Posted at 11:03 AM, Sep 06, 2017
and last updated 2017-09-06 12:03:48-04

NORTON, Kan. (AP) — Inmates set small fires and two staff suffered minor injuries during a brief disturbance at a low-security prison in rural northern Kansas, the state Department of Corrections said.

The disturbance at the Norton Correctional Facility started late Tuesday and all of the inmates were secured just after midnight, department spokesman Samir Arif said. The Kansas Organization of State Employees, which represents corrections officers, called the disturbance a "major riot" in a tweet Tuesday evening.

Arif said the employees who were hurt did not require medical attention.

Small fires set by the inmates were been extinguished and the department is investigating what sparked the disturbance at one of the lowest security prisons in the state, he said Wednesday morning.

Norton City Administrator Chad Buckley said all of the town's firetrucks and his entire police department responded to the scene to assist corrections officials.

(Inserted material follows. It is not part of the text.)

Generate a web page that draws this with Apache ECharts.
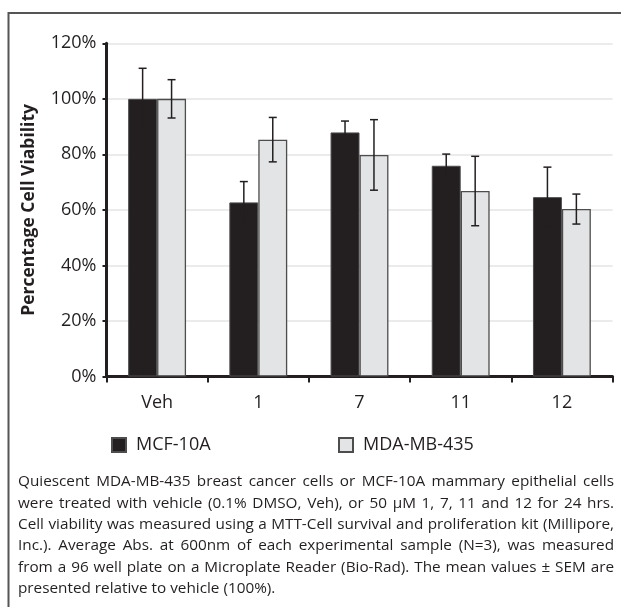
<!DOCTYPE html>
<html>
<head>
<meta charset="utf-8">
<script src="https://cdn.jsdelivr.net/npm/echarts@6/dist/echarts.min.js"></script>
<style>
html,body{margin:0;padding:0;background:#fff;}
#c{width:621px;height:607px;}
</style>
</head>
<body>
<div id="c"></div>
<script>
// ---- data ----
const categories = ['Veh', '1', '7', '11', '12'];
const seriesNames = ['MCF-10A', 'MDA-MB-435'];
const mcfValues = [100, 62.7, 87.9, 75.9, 64.6];
const mcfErrors = [11, 7.5, 4.1, 4.2, 10.8];
const mdaValues = [100, 85.3, 79.8, 66.8, 60.3];
const mdaErrors = [6.9, 8.0, 12.7, 12.5, 5.4];
const yMin = 0, yMax = 120, yStep = 20;
const yAxisTitle = 'Percentage Cell Viability';
const captionLines = [
  'Quiescent MDA-MB-435 breast cancer cells or MCF-10A mammary epithelial cells',
  'were treated with vehicle (0.1% DMSO, Veh), or 50 \u00b5M 1, 7, 11 and 12 for 24 hrs.',
  'Cell viability was measured using a MTT-Cell survival and proliferation kit (Millipore,',
  'Inc.). Average Abs. at 600nm of each experimental sample (N=3), was measured',
  'from a 96 well plate on a Microplate Reader (Bio-Rad). The mean values \u00b1 SEM are',
  'presented relative to vehicle (100%).'
];

// ---- style ----
const FONT = '"Open Sans", sans-serif';
const INK = '#231f20';
const BAR_RATIO = 0.286;

const chart = echarts.init(document.getElementById('c'), null, {renderer: 'canvas', width: 621, height: 607});

function errorSeries(name, values, errors, side) {
  return {
    type: 'custom',
    name: name + ' error',
    z: 5,
    encode: {x: 0, y: [1, 2]},
    data: values.map((v, i) => [i, v - errors[i], v + errors[i]]),
    renderItem: function (params, api) {
      const i = api.value(0);
      const lo = api.coord([i, api.value(1)]);
      const hi = api.coord([i, api.value(2)]);
      const bw = api.size([1, 0])[0] * BAR_RATIO;
      const x = lo[0] + side * bw / 2;
      const cap = 4;
      const style = {stroke: INK, lineWidth: 1.5};
      return {
        type: 'group',
        children: [
          {type: 'line', shape: {x1: x, y1: lo[1], x2: x, y2: hi[1]}, style: style},
          {type: 'line', shape: {x1: x - cap, y1: lo[1], x2: x + cap, y2: lo[1]}, style: style},
          {type: 'line', shape: {x1: x - cap, y1: hi[1], x2: x + cap, y2: hi[1]}, style: style}
        ]
      };
    }
  };
}

// caption, justified
function buildCaption() {
  const size = 15.3;
  const left = 18, right = 614, top0 = 482, lh = 21.3;
  const ctx = document.createElement('canvas').getContext('2d');
  ctx.font = size + 'px "Open Sans"';
  const els = [];
  captionLines.forEach((line, li) => {
    const words = line.split(' ');
    const ws = words.map(w => ctx.measureText(w).width);
    const total = ws.reduce((a, b) => a + b, 0);
    const last = li === captionLines.length - 1;
    const gap = last ? ctx.measureText(' ').width : (right - left - total) / (words.length - 1);
    let x = left;
    words.forEach((w, wi) => {
      els.push({
        type: 'text', x: x, y: top0 + li * lh, silent: true,
        style: {text: w, fontFamily: FONT, fontSize: size, fill: INK, align: 'left', verticalAlign: 'middle'}
      });
      x += ws[wi] + gap;
    });
  });
  return els;
}

const legendBase = {
  top: 436, padding: 0, itemWidth: 14, itemHeight: 14, icon: 'rect',
  textStyle: {fontFamily: FONT, fontSize: 18, color: INK, padding: [0, 0, 0, 5]},
  selectedMode: false
};

const option = {
  backgroundColor: '#fff',
  animation: false,
  grid: {left: 106.5, right: 8.5, top: 43.3, bottom: 230.5, containLabel: false},
  legend: [
    Object.assign({}, legendBase, {left: 111, data: [seriesNames[0]]}),
    Object.assign({}, legendBase, {left: 338, data: [seriesNames[1]]})
  ],
  xAxis: {
    type: 'category',
    data: categories,
    axisLine: {lineStyle: {color: INK, width: 3}},
    axisTick: {show: true, length: 6, lineStyle: {color: INK, width: 2}},
    axisLabel: {fontFamily: FONT, fontSize: 18, color: INK, margin: 17},
    splitLine: {show: false}
  },
  yAxis: {
    type: 'value',
    min: yMin, max: yMax, interval: yStep,
    name: yAxisTitle,
    nameLocation: 'middle',
    nameGap: 68,
    nameTextStyle: {fontFamily: FONT, fontSize: 17.5, fontWeight: 'bold', color: INK},
    axisLine: {show: true, lineStyle: {color: INK, width: 3}},
    axisTick: {show: true, length: 4, lineStyle: {color: INK, width: 2}},
    axisLabel: {fontFamily: FONT, fontSize: 18, color: INK, margin: 10, formatter: '{value}%'},
    splitLine: {show: true, lineStyle: {color: '#e4e4e4', width: 1.5}}
  },
  series: [
    {
      name: seriesNames[0], type: 'bar', data: mcfValues,
      barWidth: (BAR_RATIO * 100) + '%', barGap: '0%',
      itemStyle: {color: INK, borderColor: '#4d4d4d', borderWidth: 1}
    },
    {
      name: seriesNames[1], type: 'bar', data: mdaValues,
      barWidth: (BAR_RATIO * 100) + '%', barGap: '0%',
      itemStyle: {color: '#e3e4e6', borderColor: '#4d4d4d', borderWidth: 1.3}
    },
    errorSeries(seriesNames[0], mcfValues, mcfErrors, -1),
    errorSeries(seriesNames[1], mdaValues, mdaErrors, 1)
  ],
  graphic: [
    {type: 'rect', silent: true, z: 100, shape: {x: 8.5, y: 13, width: 700, height: 700},
     style: {fill: null, stroke: '#555', lineWidth: 2}}
  ].concat(buildCaption())
};

chart.setOption(option);
</script>
</body>
</html>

Norton, with a population of less than 3,000 including the prison, is 12 miles (19 kilometers) south of the Nebraska state line and about 320 miles (515 kilometers) west of Kansas City.

As of Friday, Norton housed 848 inmates, with another 125 at a satellite unit in Stockton, to the east. Most of the inmates are either "low" medium-security inmates or minimum-security inmates.

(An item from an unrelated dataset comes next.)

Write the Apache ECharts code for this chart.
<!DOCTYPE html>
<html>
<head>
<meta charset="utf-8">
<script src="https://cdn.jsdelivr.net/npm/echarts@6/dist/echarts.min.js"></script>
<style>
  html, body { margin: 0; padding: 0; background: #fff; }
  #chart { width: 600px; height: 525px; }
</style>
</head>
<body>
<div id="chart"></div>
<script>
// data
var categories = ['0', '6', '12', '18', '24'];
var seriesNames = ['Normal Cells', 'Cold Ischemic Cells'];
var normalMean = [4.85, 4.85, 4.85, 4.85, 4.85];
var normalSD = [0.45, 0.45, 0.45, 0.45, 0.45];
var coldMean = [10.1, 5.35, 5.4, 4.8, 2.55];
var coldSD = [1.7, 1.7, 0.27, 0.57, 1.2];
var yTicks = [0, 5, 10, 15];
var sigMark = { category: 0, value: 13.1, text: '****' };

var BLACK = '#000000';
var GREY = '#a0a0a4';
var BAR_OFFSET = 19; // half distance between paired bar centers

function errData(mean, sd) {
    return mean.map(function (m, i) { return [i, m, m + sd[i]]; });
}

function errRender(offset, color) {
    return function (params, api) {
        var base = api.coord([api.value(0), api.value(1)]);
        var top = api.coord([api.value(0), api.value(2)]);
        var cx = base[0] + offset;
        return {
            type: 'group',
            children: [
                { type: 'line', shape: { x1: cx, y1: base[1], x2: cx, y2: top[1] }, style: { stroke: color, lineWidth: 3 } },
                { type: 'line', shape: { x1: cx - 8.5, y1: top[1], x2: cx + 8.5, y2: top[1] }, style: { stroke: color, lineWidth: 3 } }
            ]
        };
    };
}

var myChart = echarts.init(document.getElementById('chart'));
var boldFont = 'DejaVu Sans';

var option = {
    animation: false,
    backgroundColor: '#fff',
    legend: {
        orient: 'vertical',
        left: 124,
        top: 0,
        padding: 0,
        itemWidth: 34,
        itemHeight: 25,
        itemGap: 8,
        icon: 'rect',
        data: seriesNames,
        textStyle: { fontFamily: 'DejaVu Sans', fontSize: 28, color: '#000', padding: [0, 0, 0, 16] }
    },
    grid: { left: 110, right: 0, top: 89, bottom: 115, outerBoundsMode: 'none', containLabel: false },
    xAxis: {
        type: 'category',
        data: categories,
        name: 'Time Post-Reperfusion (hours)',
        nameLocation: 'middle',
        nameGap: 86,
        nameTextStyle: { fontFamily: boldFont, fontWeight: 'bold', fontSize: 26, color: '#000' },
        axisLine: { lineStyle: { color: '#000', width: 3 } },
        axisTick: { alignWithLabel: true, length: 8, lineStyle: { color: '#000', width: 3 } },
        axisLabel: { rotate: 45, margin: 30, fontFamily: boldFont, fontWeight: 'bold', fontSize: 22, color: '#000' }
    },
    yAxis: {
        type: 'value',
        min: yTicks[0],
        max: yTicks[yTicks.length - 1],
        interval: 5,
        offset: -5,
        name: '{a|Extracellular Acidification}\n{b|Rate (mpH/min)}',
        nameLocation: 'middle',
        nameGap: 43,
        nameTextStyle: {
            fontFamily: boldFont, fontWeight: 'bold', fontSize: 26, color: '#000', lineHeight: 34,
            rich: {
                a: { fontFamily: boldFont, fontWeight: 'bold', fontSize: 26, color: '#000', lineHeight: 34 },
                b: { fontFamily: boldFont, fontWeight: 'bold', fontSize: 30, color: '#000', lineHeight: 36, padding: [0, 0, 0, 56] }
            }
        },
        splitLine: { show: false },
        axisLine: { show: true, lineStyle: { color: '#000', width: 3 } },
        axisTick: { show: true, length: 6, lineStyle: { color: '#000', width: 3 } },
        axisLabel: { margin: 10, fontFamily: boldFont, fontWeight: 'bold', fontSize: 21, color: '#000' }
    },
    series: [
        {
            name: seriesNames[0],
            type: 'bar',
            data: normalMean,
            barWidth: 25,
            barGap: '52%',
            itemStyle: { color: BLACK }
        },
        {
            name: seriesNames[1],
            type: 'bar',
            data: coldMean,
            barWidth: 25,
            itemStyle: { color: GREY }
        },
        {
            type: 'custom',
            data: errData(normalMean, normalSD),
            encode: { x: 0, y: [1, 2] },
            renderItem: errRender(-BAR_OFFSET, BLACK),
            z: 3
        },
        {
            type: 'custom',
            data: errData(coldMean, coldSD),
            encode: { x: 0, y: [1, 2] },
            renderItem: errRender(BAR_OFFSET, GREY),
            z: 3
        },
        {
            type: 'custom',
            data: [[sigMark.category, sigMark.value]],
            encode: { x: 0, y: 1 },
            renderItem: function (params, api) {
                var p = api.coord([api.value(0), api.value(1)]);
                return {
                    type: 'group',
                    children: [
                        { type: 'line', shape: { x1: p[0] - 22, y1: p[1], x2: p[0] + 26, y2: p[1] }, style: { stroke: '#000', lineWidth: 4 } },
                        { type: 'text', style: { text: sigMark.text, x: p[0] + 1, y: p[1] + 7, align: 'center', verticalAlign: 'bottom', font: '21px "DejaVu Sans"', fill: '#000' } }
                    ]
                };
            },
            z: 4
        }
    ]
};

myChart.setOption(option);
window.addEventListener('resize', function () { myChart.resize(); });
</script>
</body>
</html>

While prisons across the state have been plagued with staffing shortages, Norton has had a relatively low vacancy rate. As of Tuesday, 17 of its 196 uniformed-officer positions were open, or 8.7 percent.

But the number of disciplinary reports on inmates at the Norton prison spiked in August at 396, up 75 percent from the 226 reports in July, according to figures released by the department Tuesday to The Associated Press. The previous peak was 328 reports in June 2016, and last year the prison averaged 209 a month, compared to 245 per month from January through August of this year.

Gov. Sam Brownback announced last month that workers at Kansas state prisons will get pay hikes in the wake of inmate disturbances that have drawn public attention to staff shortages at the facilities. Uniformed officers across the state would receive about a 5 percent raise. Officers at El Dorado Correctional Facility will see raises of about 10 percent.

The department has confirmed three disturbances at the El Dorado facility in May and June involving inmates who refused to return to their cells, as well as two pairs of inmate-on-inmate fights on July 28 that sent one inmate from each altercation to a hospital with stab wounds. Department of Corrections Secretary Joe Norwood has attributed the disturbances to newly arrived inmates who were transferred from other prisons.

All of the prisons struggle with turnover among corrections officers, but the El Dorado prison, east of Wichita, has the highest annual rate at 46 percent, compared with 33 percent for the entire system.